O mundo virado do avesso

Na noite de hoje, que a tradição fez pretexto para reuniões familiares, há o desalento de quem costumava rumar às terras de origem para o convívio, à volta da mesa, na festa dos afetos e na ternura do encontro de várias gerações. O ágape desta noite era ansiado por todos, crentes de vários deuses e de nenhuns, ritual mais profano do que religioso, uma ansiada liturgia cuja repetição se desejava todos os anos. Era a festa da família.

Este ano, tudo mudou. A prudência aconselha preservar a saúde de quem estimamos e a defesa da nossa. Ficaram silenciosas as casas e mais crispados os rostos na sólita solidão a que nos vamos resignando.

Erguemos os braços e o espaço fica vazio; ensaiamos os beijos e faltam as faces que os acolhiam; esboçamos sorrisos e sentimos esgares com a ausência de destinatários.

O que o frio, a neve e a distância não conseguiam evitar, os encontros familiares que os afetos exigiam, conseguiu-o um vírus que trouxe consigo a destruição da economia, da sociedade e dos momentos felizes. Quem arrisca manter a liturgia sente-se receoso pelas consequências, e teme ser a vítima e o algoz de derradeiras reuniões.

Este ano não fruímos o prazer dos encontros acalentados durante o ano, ficamos pávidos com a vida que nos resta, a pensar nos danos irreparáveis que nos perseguem, na falta de tempo para nos ressarcirmos do amor sufocado, dos carinhos que esperámos e não vêm, do enlevo da reunião que se esvaiu e morreu na ausência de quem aguardávamos.

Este ano devia ser exonerado do calendário da memória e levar consigo as lágrimas que explodem e a solidão que nos habita. Este ano é devastador.

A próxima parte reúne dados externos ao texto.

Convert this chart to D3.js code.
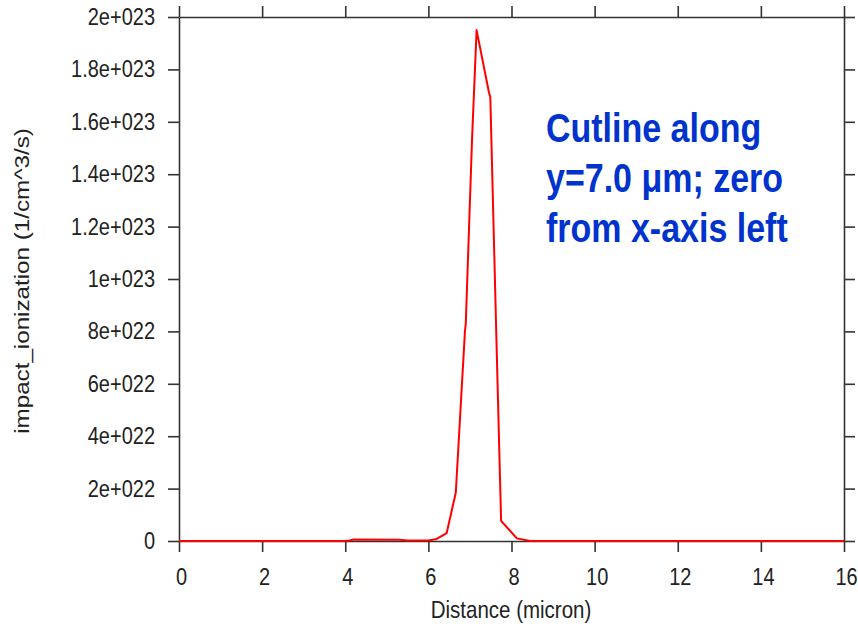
<!DOCTYPE html>
<html>
<head>
<meta charset="utf-8">
<script src="https://cdn.jsdelivr.net/npm/d3@7"></script>
<style>
  html, body { margin: 0; padding: 0; background: #fff; }
  svg { display: block; }
  .axis text { font-family: "Liberation Sans", Arial, sans-serif; font-size: 20px; fill: #222; }
  .axis path, .axis line { stroke: #333; stroke-width: 1.6px; }
</style>
</head>
<body>
<svg id="chart" width="858" height="624"></svg>
<script>
// Impact ionization along the cutline (x in micron, value in 1/cm^3/s)
const distance = [0, 2, 4, 4.1, 4.2, 5.3, 5.5, 6.0, 6.2, 6.44, 6.66, 6.88, 6.9, 7.05, 7.16, 7.46, 7.49, 7.66, 7.75, 8.13, 8.45, 10, 12, 14, 16];
const impact = [0, 0, 0, 2e20, 6e20, 5e20, 2e20, 2e20, 8e20, 3.0e21, 1.85e22, 8.0e22, 8.3e22, 1.53e23, 1.95e23, 1.71e23, 1.695e23, 6.3e22, 7.7e21, 1.0e21, 0, 0, 0, 0, 0];

const xTicks = [0, 2, 4, 6, 8, 10, 12, 14, 16];
const xTickLabels = ["0", "2", "4", "6", "8", "10", "12", "14", "16"];
const yTicks = [0, 2e22, 4e22, 6e22, 8e22, 1e23, 1.2e23, 1.4e23, 1.6e23, 1.8e23, 2e23];
const yTickLabels = ["0", "2e+022", "4e+022", "6e+022", "8e+022", "1e+023", "1.2e+023", "1.4e+023", "1.6e+023", "1.8e+023", "2e+023"];

const xTitle = "Distance (micron)";
const yTitle = "impact_ionization (1/cm^3/s)";
const noteLines = ["Cutline along", "y=7.0 \u03bcm; zero", "from x-axis left"];

const svg = d3.select("#chart");
const plotLeft = 179, plotRight = 844, plotTop = 17, plotBottom = 541;
const stretch = 1.18;   // taller glyphs than the font's natural proportions

const x = d3.scaleLinear().domain([0, 16]).range([plotLeft, plotRight]);
const y = d3.scaleLinear().domain([0, 2e23]).range([plotBottom, plotTop]);

const tick = 11;

// left axis with labels
const gLeft = svg.append("g").attr("class", "axis")
  .attr("transform", `translate(${plotLeft},0)`)
  .call(d3.axisLeft(y).tickValues(yTicks).tickSize(tick).tickSizeOuter(0).tickPadding(13)
    .tickFormat((d, i) => yTickLabels[i]));
gLeft.selectAll(".tick text").attr("transform", `scale(1,${stretch})`);

// right axis, ticks only
svg.append("g").attr("class", "axis")
  .attr("transform", `translate(${plotRight},0)`)
  .call(d3.axisRight(y).tickValues(yTicks).tickSize(tick).tickSizeOuter(0).tickFormat(""));

// top axis, ticks only
svg.append("g").attr("class", "axis")
  .attr("transform", `translate(0,${plotTop})`)
  .call(d3.axisTop(x).tickValues(xTicks).tickSize(tick).tickSizeOuter(0).tickFormat(""));

// bottom axis with labels
const gBottom = svg.append("g").attr("class", "axis")
  .attr("transform", `translate(0,${plotBottom})`)
  .call(d3.axisBottom(x).tickValues(xTicks).tickSize(tick).tickSizeOuter(0)
    .tickFormat((d, i) => xTickLabels[i]));
gBottom.selectAll(".tick text")
  .attr("y", 0).attr("dy", 0)
  .attr("transform", `translate(2,44) scale(1,${stretch})`);

// axis titles
svg.append("g")
  .attr("transform", `translate(511,618) scale(1,${stretch})`)
  .append("text")
  .attr("text-anchor", "middle")
  .style("font-family", "Liberation Sans, Arial, sans-serif")
  .style("font-size", "20.5px")
  .style("fill", "#222")
  .text(xTitle);

svg.append("g")
  .attr("transform", `translate(29,281) scale(1,${stretch}) rotate(-90)`)
  .append("text")
  .attr("text-anchor", "middle")
  .style("font-family", "Liberation Sans, Arial, sans-serif")
  .style("font-size", "20.5px")
  .style("fill", "#222")
  .text(yTitle);

// data curve
const line = d3.line().x((d, i) => x(distance[i])).y(d => y(d));
svg.append("path")
  .datum(impact)
  .attr("d", line)
  .attr("fill", "none")
  .attr("stroke", "#ff0000")
  .attr("stroke-width", 2)
  .attr("stroke-linejoin", "round");

// annotation
noteLines.forEach((t, i) => {
  svg.append("g")
    .attr("transform", `translate(546,${141.7 + i * 50}) scale(1,1.22)`)
    .append("text")
    .style("font-family", "Liberation Sans, Arial, sans-serif")
    .style("font-weight", "bold")
    .style("font-size", "34px")
    .style("fill", "#0033cc")
    .text(t);
});
</script>
</body>
</html>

Na lúgubre melancolia que nos invade, resta a recompensa de ficar com quem se ama e, no grupo de dois apaixonados, ver num ecrã os sorrisos dos filhos e netos, um privilégio de quem tem modernos meios de mitigar a dor da ausência e o vazio do contacto físico com que contávamos preencher a noite de hoje.

Espera-se que o ano que há de vir seja o da vitória da vacina sobre o vírus, que a solidão deste ano se transforme na fraterna comunhão de homens e mulheres de um mundo que consigamos salvar das guerras, do aquecimento global e da escassez de alimentos.

Um abraço para tod@s, do tamanho do palco que o coronavírus conquistou, com votos de que o Novo Ano seja diferente e melhor. 

Não é pedir muito.

Ponte Europa / Sorumbático

Comentários

Jaime Santos disse…
De facto, Carlos Esperança, é pedir imenso. Não vivêssemos nós numa sociedade tecnológica capaz de dar uma resposta à pandemia em tão curto espaço de tempo (e de se ter tido a capacidade de suspender sectores inteiros da Economia em prol da protecção dos sistemas de saúde e das vidas individuais) e as pessoas continuariam a infectar-se e a morrer até que a infame imunidade de grupo fosse atingida por via da infecção natural (se isso fosse de todo possível). Em 1918-1919, as pessoas limitaram-se a morrer a trabalhar, porque se não morriam de gripe, morriam de fome.

Que não precisemos de o fazer, é para mim sinónimo de esperança e de progresso moral. Quem me vier dizer que antigamente é que era bom, merece um bom encharcado na cara como resposta...

Claro, espero que se aprenda com esta crise, nomeadamente que a disrupção dos eco-sistemas e do meio ambiente tem consequências bem visíveis para o nosso bem-estar.
É preciso perceber que a tecnologia, sob a forma de algo tão salvífico como uma vacina, tem os seus limites e não seremos capazes de salvaguardar o nosso futuro sem sacrifícios... E para isso é que precisamos de política.

Um excelente Natal no aconchego do lar, com os que lhe estão próximos presentes por via digital, outra das faces benignas da tecnologia neste contexto.